Exercise details –
Read through the records below and copy each line that uses the word "with".

━━━━━ Material supplied ━━━━━

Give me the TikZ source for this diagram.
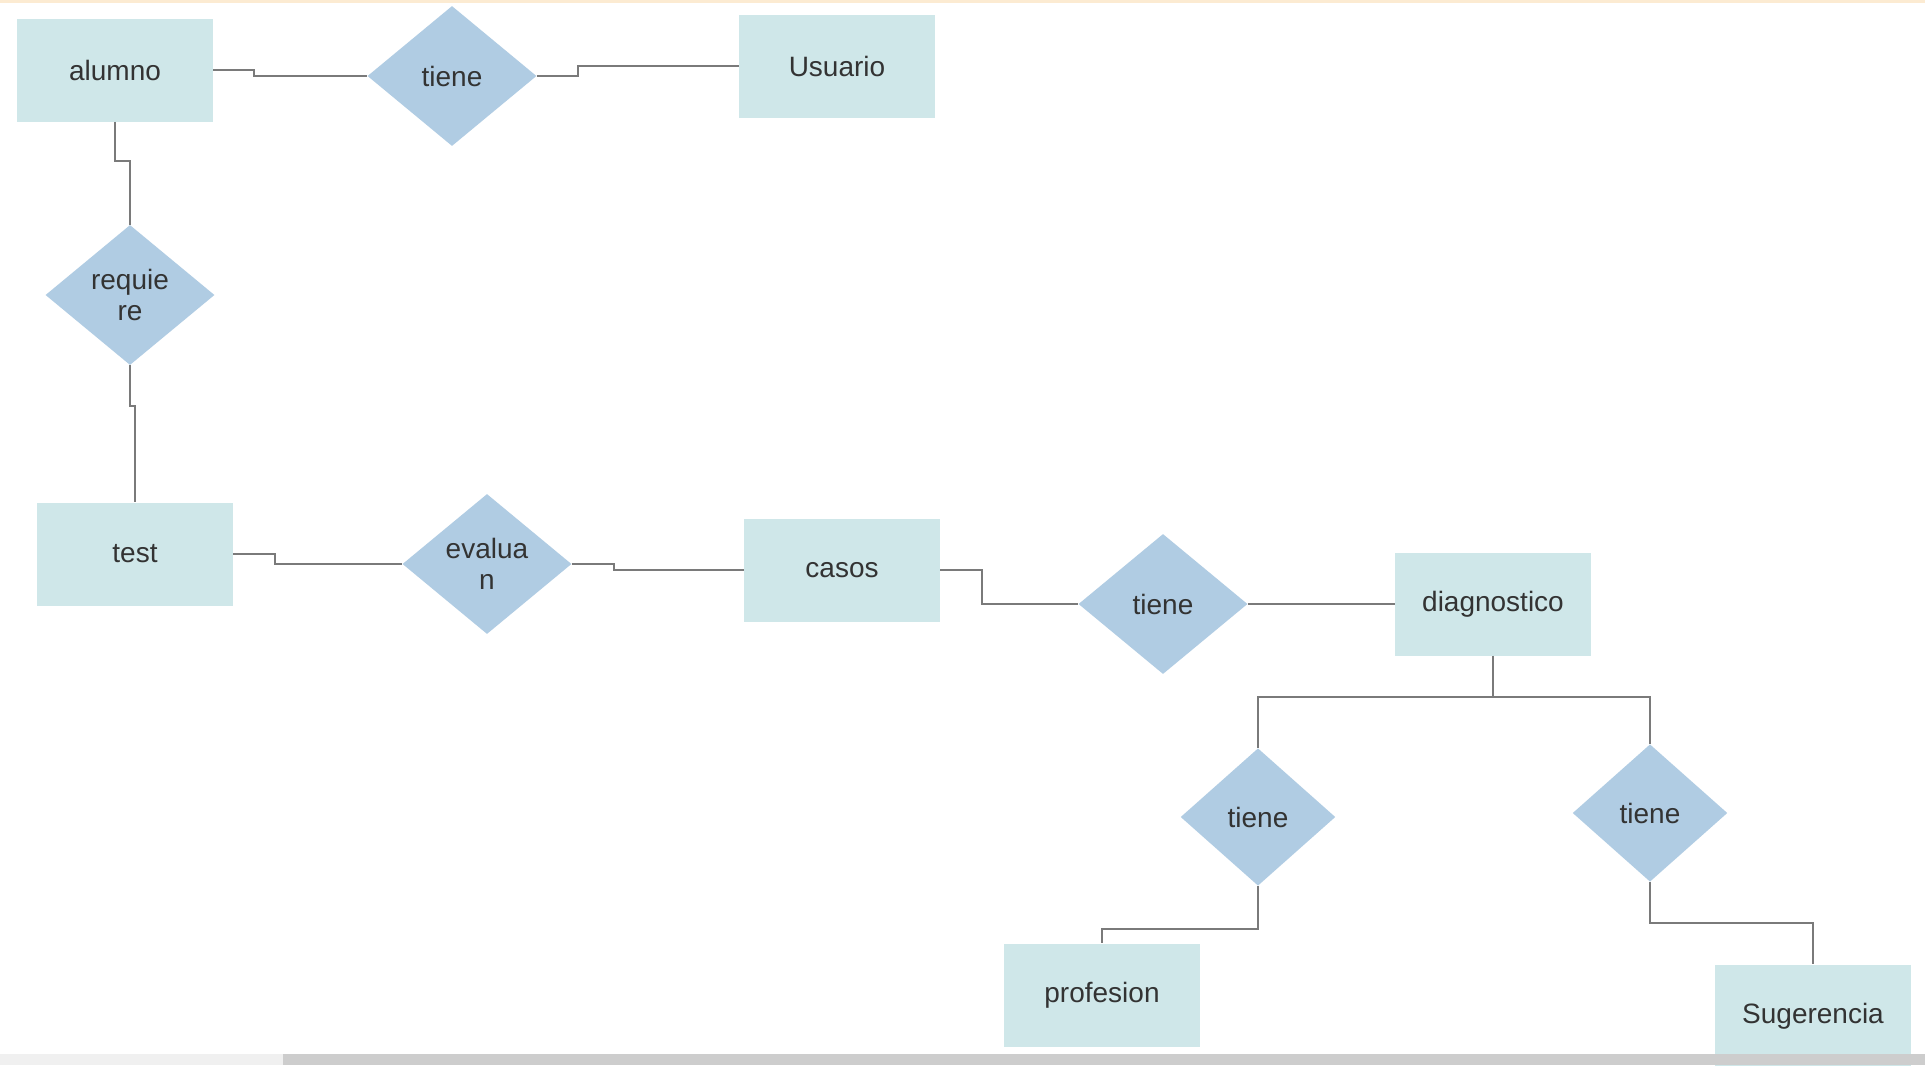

━━━━━
━━━━━ Material supplied ━━━━━

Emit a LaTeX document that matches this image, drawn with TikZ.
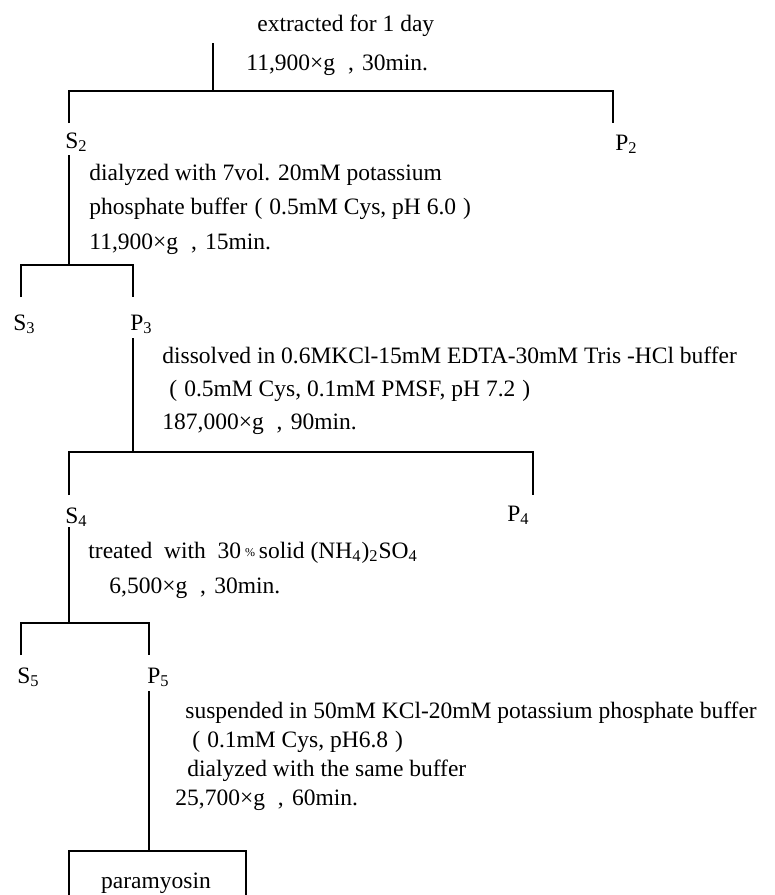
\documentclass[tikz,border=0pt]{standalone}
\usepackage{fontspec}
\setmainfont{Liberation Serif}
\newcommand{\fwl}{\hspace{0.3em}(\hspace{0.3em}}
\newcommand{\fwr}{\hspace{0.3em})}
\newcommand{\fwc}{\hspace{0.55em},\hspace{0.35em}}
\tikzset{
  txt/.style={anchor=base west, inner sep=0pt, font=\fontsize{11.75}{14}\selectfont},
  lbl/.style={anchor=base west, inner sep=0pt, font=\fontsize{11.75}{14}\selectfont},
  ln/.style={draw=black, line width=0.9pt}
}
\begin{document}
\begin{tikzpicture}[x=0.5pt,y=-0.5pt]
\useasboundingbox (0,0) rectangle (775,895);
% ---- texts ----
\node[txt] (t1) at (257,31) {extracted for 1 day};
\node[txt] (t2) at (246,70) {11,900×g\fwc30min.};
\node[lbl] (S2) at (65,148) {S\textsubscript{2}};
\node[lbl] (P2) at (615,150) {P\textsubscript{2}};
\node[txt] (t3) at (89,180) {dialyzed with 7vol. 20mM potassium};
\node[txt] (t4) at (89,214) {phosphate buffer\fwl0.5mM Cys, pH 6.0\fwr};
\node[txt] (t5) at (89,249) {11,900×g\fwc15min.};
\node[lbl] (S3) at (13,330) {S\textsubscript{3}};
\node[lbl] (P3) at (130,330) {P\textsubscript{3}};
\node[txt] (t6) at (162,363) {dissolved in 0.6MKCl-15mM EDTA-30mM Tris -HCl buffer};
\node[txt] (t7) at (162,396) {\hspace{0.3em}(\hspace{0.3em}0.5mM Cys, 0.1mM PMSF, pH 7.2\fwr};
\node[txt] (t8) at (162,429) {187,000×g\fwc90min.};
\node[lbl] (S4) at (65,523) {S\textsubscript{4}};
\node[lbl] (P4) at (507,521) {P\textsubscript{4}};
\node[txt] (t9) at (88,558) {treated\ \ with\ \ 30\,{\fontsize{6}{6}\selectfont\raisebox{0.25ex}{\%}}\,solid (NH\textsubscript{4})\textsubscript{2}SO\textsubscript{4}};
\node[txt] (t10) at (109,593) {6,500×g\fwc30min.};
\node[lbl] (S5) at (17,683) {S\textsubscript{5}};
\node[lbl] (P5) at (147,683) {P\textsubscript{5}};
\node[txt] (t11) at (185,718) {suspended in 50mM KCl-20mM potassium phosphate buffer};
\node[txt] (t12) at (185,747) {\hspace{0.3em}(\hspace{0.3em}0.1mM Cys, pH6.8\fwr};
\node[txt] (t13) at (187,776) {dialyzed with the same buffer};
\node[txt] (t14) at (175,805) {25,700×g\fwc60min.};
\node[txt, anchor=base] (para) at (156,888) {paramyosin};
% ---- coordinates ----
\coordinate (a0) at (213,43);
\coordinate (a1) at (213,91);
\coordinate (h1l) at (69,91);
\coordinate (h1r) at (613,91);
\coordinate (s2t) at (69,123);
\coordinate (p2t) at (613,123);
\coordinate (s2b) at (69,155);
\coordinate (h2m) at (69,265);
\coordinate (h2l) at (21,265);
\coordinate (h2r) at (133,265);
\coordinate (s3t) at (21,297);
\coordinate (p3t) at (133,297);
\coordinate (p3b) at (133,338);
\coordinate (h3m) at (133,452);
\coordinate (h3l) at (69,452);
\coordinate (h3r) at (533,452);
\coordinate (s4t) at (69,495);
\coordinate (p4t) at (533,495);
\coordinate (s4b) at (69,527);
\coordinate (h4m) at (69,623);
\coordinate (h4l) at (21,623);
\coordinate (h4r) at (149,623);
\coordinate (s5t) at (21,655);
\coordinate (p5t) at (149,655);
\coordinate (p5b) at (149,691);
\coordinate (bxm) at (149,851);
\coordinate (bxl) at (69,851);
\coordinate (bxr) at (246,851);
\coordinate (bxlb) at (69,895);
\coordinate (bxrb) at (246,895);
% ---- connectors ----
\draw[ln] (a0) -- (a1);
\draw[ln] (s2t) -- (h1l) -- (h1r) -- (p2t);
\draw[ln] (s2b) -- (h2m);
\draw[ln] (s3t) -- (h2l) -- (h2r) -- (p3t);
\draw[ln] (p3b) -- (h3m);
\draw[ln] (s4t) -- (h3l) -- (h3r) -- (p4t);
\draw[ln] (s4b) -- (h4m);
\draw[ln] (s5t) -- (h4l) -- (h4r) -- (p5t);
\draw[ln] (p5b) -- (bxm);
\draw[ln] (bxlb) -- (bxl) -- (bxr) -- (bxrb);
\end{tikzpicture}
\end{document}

━━━━━

Solution to the exercise –
Emit a LaTeX document that matches this image, drawn with TikZ.
\node[txt] (t3) at (89,180) {dialyzed with 7vol. 20mM potassium};
\node[txt] (t9) at (88,558) {treated\ \ with\ \ 30\,{\fontsize{6}{6}\selectfont\raisebox{0.25ex}{\%}}\,solid (NH\textsubscript{4})\textsubscript{2}SO\textsubscript{4}};
\node[txt] (t13) at (187,776) {dialyzed with the same buffer};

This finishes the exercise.